Records from a data collection
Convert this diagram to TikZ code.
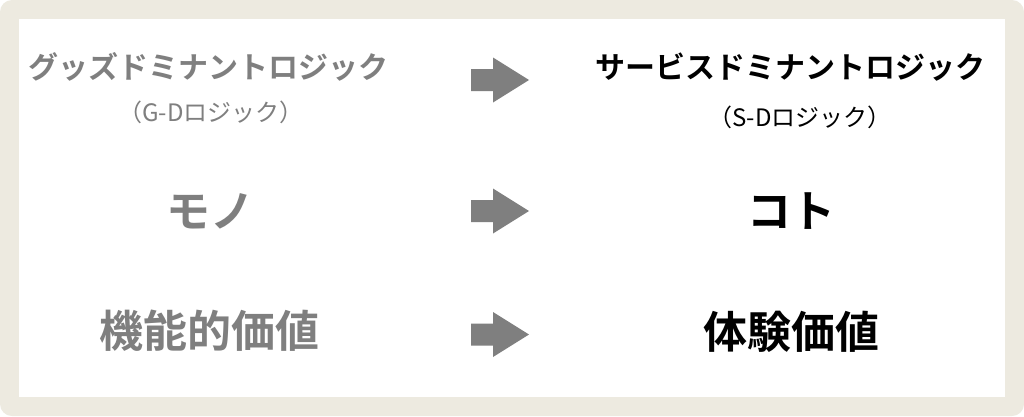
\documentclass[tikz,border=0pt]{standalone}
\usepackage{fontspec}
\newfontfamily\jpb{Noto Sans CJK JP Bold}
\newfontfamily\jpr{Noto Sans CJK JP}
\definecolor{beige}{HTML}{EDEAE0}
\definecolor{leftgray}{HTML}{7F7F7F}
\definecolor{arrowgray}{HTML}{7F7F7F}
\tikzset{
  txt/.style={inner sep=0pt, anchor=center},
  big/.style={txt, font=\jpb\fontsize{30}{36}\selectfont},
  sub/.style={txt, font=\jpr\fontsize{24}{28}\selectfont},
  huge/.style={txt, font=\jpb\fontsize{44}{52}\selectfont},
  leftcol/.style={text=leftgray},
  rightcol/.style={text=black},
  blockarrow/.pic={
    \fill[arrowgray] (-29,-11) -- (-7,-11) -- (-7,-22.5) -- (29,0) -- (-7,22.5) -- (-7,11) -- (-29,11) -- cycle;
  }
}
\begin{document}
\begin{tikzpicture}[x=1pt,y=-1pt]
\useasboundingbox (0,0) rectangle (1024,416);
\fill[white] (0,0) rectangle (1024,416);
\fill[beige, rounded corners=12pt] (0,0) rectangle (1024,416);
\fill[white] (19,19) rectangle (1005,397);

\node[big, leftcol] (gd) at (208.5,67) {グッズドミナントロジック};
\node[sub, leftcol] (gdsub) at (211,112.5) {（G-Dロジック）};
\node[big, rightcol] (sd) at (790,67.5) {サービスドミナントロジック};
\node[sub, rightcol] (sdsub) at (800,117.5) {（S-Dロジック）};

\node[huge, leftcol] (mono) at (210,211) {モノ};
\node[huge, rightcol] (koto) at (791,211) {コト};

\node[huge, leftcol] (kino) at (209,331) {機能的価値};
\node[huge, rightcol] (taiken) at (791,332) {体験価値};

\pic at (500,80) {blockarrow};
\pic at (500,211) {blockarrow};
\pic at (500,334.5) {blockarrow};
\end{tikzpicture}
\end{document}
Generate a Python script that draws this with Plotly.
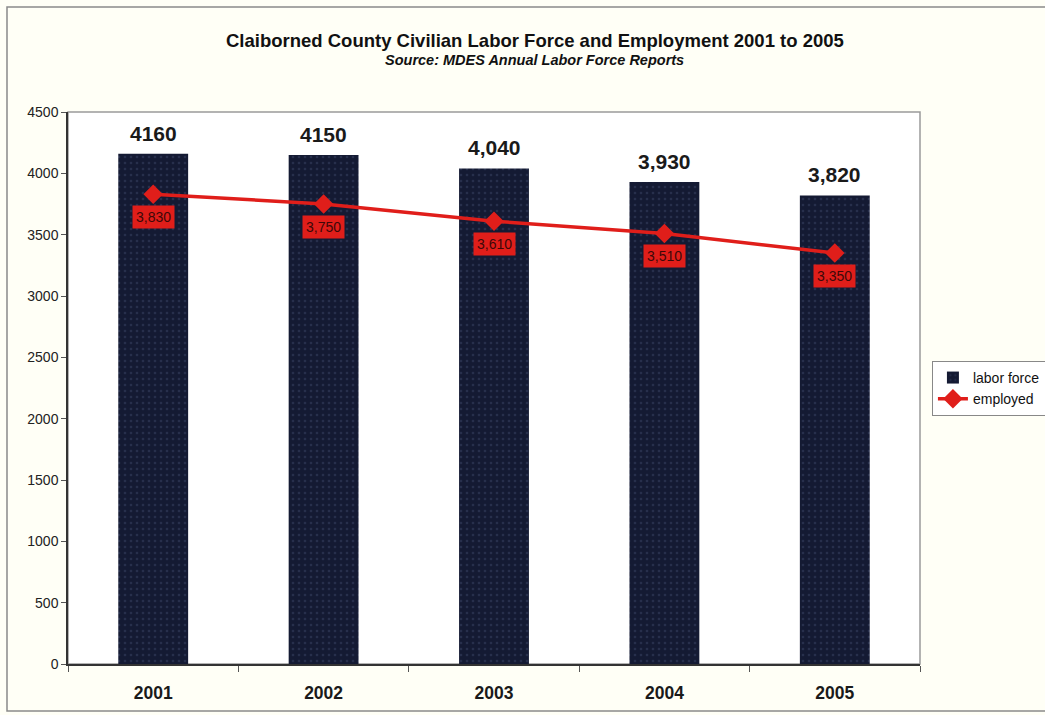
--
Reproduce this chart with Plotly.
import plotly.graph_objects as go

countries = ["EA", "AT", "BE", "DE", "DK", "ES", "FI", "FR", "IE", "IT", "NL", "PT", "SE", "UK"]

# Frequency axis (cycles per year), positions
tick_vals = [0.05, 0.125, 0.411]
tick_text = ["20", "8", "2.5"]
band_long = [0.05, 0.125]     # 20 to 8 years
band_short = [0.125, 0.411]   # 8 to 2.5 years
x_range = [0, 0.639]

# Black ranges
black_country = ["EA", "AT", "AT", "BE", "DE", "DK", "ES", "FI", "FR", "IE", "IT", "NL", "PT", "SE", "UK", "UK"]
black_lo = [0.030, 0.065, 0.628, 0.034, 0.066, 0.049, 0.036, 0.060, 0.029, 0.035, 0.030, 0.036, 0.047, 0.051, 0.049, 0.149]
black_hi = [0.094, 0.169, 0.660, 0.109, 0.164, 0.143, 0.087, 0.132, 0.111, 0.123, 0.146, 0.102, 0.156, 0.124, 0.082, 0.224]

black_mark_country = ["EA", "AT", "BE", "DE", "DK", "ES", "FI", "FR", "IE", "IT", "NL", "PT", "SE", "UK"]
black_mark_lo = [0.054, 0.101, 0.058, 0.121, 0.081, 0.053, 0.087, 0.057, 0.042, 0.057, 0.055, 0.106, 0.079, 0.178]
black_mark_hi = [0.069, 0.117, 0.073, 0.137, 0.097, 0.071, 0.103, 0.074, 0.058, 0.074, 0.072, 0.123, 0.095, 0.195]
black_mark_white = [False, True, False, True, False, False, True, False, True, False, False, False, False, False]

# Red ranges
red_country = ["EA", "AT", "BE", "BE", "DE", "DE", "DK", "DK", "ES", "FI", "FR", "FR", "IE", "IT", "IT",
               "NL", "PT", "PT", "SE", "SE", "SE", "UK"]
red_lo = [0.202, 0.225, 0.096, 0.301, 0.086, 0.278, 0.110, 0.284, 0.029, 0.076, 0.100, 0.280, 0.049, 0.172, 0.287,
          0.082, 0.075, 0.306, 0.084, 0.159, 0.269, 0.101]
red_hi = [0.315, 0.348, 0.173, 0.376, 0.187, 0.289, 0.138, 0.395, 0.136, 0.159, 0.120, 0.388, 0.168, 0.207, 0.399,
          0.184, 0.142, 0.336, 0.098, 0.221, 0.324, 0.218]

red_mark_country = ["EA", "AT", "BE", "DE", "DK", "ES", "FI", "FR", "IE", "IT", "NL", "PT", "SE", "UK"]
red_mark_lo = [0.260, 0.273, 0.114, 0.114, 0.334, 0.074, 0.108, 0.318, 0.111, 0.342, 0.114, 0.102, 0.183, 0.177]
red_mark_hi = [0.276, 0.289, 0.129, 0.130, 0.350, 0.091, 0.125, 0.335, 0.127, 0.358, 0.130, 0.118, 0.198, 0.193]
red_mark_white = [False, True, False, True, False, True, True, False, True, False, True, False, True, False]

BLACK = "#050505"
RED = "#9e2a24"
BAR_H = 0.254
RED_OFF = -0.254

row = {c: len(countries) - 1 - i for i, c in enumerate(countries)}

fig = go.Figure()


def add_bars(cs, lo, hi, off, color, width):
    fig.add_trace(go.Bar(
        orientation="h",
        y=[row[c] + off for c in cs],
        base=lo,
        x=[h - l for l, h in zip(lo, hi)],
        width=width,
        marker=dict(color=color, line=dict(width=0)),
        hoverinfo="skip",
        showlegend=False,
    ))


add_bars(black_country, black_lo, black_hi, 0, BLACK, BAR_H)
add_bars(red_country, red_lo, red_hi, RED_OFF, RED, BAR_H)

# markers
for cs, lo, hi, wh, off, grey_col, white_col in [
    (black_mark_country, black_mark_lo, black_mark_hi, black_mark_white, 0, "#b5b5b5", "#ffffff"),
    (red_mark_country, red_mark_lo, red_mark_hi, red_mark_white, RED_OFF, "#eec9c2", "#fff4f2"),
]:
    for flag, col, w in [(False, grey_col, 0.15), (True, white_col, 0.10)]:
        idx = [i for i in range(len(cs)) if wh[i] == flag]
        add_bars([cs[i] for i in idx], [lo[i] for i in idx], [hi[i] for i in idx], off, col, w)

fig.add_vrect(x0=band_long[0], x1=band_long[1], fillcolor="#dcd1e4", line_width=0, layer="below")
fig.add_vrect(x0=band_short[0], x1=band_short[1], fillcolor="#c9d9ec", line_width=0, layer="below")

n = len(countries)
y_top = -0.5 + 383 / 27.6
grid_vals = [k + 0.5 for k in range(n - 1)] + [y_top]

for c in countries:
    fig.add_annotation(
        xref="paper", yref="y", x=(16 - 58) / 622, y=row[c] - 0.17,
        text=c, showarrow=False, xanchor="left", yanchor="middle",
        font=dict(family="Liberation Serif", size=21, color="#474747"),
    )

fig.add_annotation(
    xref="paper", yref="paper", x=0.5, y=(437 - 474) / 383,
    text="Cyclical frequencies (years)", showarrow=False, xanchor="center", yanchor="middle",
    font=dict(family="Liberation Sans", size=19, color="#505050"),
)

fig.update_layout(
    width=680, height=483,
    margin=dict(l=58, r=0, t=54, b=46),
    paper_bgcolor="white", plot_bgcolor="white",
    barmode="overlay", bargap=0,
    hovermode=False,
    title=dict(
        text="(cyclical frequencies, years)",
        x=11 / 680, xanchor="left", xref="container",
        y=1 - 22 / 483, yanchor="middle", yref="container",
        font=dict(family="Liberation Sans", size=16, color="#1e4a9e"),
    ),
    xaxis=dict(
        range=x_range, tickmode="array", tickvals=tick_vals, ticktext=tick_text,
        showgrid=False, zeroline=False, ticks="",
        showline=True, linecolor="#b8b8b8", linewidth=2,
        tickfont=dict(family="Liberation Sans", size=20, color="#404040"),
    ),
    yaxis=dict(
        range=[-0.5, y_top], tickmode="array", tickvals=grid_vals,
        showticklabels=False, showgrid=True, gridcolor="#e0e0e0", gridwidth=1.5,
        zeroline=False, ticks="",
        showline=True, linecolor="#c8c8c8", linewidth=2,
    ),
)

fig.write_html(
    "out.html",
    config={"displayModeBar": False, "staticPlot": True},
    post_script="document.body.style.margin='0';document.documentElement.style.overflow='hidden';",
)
...
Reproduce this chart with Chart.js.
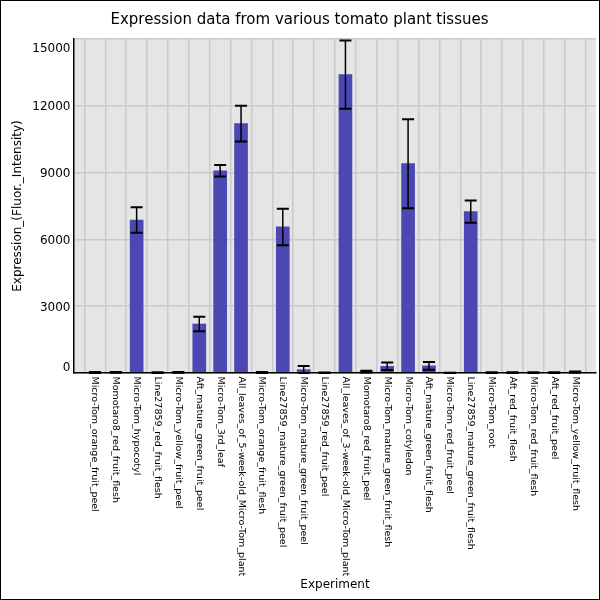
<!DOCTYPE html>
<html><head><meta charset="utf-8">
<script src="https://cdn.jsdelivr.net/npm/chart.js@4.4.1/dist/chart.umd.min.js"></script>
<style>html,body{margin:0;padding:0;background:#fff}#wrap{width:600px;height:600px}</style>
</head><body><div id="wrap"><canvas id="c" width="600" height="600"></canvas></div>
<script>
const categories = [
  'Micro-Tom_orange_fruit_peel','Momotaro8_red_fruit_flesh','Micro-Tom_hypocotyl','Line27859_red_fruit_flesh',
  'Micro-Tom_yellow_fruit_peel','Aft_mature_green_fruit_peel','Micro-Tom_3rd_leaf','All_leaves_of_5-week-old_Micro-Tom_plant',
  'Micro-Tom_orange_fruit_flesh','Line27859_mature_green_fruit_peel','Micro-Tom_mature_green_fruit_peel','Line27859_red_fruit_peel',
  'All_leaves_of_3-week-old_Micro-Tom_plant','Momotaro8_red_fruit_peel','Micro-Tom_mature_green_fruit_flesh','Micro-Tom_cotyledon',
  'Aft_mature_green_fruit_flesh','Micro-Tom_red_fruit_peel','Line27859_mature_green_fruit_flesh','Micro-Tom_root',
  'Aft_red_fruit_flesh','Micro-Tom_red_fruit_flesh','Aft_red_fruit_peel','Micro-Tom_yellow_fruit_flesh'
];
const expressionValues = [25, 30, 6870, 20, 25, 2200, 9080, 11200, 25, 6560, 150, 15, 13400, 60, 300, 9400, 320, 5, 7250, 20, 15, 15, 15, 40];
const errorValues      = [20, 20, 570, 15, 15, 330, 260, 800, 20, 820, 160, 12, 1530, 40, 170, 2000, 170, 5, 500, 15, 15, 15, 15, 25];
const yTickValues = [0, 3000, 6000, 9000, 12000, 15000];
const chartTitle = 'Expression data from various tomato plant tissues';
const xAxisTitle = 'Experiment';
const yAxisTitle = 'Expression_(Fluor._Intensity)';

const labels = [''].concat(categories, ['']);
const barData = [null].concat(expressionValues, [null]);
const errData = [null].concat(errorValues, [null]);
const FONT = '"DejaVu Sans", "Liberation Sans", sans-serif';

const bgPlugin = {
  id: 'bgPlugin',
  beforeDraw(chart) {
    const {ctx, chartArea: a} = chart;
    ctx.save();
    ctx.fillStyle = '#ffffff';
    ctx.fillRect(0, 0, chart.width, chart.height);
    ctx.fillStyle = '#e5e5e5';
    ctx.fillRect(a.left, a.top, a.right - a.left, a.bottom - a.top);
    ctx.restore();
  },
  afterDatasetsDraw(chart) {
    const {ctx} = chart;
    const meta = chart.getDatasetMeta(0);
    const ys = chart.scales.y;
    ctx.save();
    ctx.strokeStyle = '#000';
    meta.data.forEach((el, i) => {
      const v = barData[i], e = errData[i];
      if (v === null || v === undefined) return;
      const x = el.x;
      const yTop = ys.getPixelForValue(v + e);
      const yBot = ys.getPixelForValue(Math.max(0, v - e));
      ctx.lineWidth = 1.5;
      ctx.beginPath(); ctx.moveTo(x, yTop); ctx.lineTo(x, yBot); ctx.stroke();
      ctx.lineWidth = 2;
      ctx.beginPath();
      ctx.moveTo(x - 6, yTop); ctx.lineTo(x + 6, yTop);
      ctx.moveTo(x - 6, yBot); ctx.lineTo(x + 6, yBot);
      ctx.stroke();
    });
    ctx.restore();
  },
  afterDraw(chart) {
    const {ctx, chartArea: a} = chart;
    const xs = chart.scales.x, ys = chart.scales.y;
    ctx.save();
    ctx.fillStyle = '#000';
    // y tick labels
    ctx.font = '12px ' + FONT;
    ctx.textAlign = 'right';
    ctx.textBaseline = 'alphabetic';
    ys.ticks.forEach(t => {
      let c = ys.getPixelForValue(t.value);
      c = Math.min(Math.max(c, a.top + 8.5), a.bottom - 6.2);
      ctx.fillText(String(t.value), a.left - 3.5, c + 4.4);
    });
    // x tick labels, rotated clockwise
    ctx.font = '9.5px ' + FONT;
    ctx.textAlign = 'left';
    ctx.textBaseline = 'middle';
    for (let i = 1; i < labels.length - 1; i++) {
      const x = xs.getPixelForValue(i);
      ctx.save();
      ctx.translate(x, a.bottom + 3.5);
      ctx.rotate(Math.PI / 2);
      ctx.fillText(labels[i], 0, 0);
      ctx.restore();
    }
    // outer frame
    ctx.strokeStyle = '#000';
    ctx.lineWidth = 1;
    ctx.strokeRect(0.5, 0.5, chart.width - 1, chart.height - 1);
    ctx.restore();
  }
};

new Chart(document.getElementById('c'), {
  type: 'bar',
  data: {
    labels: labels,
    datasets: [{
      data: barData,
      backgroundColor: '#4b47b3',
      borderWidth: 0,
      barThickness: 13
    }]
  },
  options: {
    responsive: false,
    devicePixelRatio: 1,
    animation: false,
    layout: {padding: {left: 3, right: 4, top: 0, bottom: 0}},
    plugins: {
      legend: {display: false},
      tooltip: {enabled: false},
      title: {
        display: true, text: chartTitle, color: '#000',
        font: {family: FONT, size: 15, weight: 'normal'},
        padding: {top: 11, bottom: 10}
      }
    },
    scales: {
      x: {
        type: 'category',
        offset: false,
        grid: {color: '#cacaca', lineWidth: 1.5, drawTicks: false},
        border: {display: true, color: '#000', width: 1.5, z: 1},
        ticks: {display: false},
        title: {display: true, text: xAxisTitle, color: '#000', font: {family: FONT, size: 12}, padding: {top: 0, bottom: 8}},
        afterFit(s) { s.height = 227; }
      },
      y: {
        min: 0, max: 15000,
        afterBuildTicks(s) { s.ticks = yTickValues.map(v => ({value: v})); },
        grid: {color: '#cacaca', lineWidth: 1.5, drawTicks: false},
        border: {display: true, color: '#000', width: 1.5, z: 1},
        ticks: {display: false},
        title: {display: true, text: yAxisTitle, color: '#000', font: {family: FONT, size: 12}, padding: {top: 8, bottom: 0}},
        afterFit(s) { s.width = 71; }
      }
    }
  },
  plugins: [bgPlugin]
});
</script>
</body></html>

- **Work to complete**:
Repeat exactly, and only, the entries from the line with "Convert this diagram to TikZ code." through the line with "Generate a Python". Pictures are skipped.

- **Final result**:
Convert this diagram to TikZ code.
\documentclass[tikz,border=0pt]{standalone}
\usepackage{fontspec}
\newfontfamily\jpb{Noto Sans CJK JP Bold}
\newfontfamily\jpr{Noto Sans CJK JP}
\definecolor{beige}{HTML}{EDEAE0}
\definecolor{leftgray}{HTML}{7F7F7F}
\definecolor{arrowgray}{HTML}{7F7F7F}
\tikzset{
  txt/.style={inner sep=0pt, anchor=center},
  big/.style={txt, font=\jpb\fontsize{30}{36}\selectfont},
  sub/.style={txt, font=\jpr\fontsize{24}{28}\selectfont},
  huge/.style={txt, font=\jpb\fontsize{44}{52}\selectfont},
  leftcol/.style={text=leftgray},
  rightcol/.style={text=black},
  blockarrow/.pic={
    \fill[arrowgray] (-29,-11) -- (-7,-11) -- (-7,-22.5) -- (29,0) -- (-7,22.5) -- (-7,11) -- (-29,11) -- cycle;
  }
}
\begin{document}
\begin{tikzpicture}[x=1pt,y=-1pt]
\useasboundingbox (0,0) rectangle (1024,416);
\fill[white] (0,0) rectangle (1024,416);
\fill[beige, rounded corners=12pt] (0,0) rectangle (1024,416);
\fill[white] (19,19) rectangle (1005,397);

\node[big, leftcol] (gd) at (208.5,67) {グッズドミナントロジック};
\node[sub, leftcol] (gdsub) at (211,112.5) {（G-Dロジック）};
\node[big, rightcol] (sd) at (790,67.5) {サービスドミナントロジック};
\node[sub, rightcol] (sdsub) at (800,117.5) {（S-Dロジック）};

\node[huge, leftcol] (mono) at (210,211) {モノ};
\node[huge, rightcol] (koto) at (791,211) {コト};

\node[huge, leftcol] (kino) at (209,331) {機能的価値};
\node[huge, rightcol] (taiken) at (791,332) {体験価値};

\pic at (500,80) {blockarrow};
\pic at (500,211) {blockarrow};
\pic at (500,334.5) {blockarrow};
\end{tikzpicture}
\end{document}
Generate a Python script that draws this with Plotly.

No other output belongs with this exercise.